PILGRIMS’ PROGRESS THROUGH REVOLUTION

LECTURE 06

TO RESTORATION (1616 – 1696)

 

6.1. Особенности социального развития Англии в начале XVII века. Английская поэзия после Шекспира. Творчество Джона Донна. Трактовка человека и мира, специфика образов, экспрессивность стиля, усложненность ритма.

6.1.1. The Renaissance was still around at the beginning of the XVII century. The crucial literary effort of the time was the great translation of the Bible, called the King James Bible, or Authorized Version, published in 1611. It is significant because it was the culmination of two centuries of effort to produce the best English translation of the original texts, and also because its vocabulary, imagery, and rhythms have influenced writers of English in all lands ever since.
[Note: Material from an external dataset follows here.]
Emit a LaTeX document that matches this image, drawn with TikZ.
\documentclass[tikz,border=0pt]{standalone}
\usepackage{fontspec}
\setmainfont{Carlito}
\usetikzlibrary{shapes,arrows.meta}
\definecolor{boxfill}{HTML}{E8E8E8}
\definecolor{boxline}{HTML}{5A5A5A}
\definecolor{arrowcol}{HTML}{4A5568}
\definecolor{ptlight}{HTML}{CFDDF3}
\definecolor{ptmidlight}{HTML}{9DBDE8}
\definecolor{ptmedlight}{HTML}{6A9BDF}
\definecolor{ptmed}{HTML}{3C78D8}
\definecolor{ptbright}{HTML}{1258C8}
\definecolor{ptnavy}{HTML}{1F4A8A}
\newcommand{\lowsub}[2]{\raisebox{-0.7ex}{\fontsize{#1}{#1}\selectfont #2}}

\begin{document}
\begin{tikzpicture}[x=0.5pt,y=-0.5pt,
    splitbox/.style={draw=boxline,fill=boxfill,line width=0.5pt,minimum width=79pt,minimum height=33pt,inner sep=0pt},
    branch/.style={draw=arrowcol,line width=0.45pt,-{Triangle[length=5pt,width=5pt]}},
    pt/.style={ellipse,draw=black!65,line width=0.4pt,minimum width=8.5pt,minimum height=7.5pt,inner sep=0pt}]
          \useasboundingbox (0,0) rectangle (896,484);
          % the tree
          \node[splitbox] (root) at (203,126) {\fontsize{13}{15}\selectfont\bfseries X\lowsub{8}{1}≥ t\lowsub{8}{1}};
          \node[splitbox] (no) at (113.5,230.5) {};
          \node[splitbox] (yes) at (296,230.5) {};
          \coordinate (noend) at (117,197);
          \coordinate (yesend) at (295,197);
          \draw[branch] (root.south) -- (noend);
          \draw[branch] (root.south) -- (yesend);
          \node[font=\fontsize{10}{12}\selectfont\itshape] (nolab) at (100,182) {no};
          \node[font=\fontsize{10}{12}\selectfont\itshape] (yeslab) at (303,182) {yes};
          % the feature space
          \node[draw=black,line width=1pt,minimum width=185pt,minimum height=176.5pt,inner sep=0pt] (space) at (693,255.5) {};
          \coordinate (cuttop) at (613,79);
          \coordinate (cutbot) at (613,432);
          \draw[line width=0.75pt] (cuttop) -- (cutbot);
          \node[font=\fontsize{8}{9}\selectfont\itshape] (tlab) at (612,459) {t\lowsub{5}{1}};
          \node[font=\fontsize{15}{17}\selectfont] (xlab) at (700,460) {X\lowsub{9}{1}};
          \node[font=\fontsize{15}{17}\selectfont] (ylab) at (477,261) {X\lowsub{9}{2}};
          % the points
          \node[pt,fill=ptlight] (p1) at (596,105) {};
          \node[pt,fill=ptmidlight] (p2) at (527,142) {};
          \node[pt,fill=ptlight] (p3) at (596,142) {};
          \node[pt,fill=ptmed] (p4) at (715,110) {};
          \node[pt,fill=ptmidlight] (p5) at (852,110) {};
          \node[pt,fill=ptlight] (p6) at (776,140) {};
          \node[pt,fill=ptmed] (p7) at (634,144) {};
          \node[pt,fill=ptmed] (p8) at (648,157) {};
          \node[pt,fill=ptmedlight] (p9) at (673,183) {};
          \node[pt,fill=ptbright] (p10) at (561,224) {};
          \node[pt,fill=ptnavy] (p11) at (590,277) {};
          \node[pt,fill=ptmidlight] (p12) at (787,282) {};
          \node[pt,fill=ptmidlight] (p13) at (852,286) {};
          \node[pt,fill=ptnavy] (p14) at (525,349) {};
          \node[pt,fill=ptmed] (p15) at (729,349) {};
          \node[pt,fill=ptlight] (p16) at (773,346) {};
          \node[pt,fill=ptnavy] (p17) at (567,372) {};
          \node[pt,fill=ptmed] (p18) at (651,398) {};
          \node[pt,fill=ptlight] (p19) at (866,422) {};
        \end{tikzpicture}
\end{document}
The prose of the period is not numerous. The majority of authors expressed themselves in poetic form. The most original and daring among the poets of the early XVII century is John Donne.

The mid-century saw the Civil war and the republican rule. The Puritan Revolution stimulated the poetic genius of John Milton. After the Revolution, many people felt disillusionment and sought a sort of intellectual refuge. One such person was John Bunyan, who produced one of the finest allegorical tales in the English language.

The restoration of Charles II ushered in a literature characterized by reason, moderation, good taste, deft management, and simplicity. The appreciation of the literature of the time of the Roman emperor Augustus led to a widespread acceptance of the new English literature and encouraged grandeur of tone in the poetry of the period, the later phase of which is often referred to as Augustan. The most important poet of the Restoration is John Dryden.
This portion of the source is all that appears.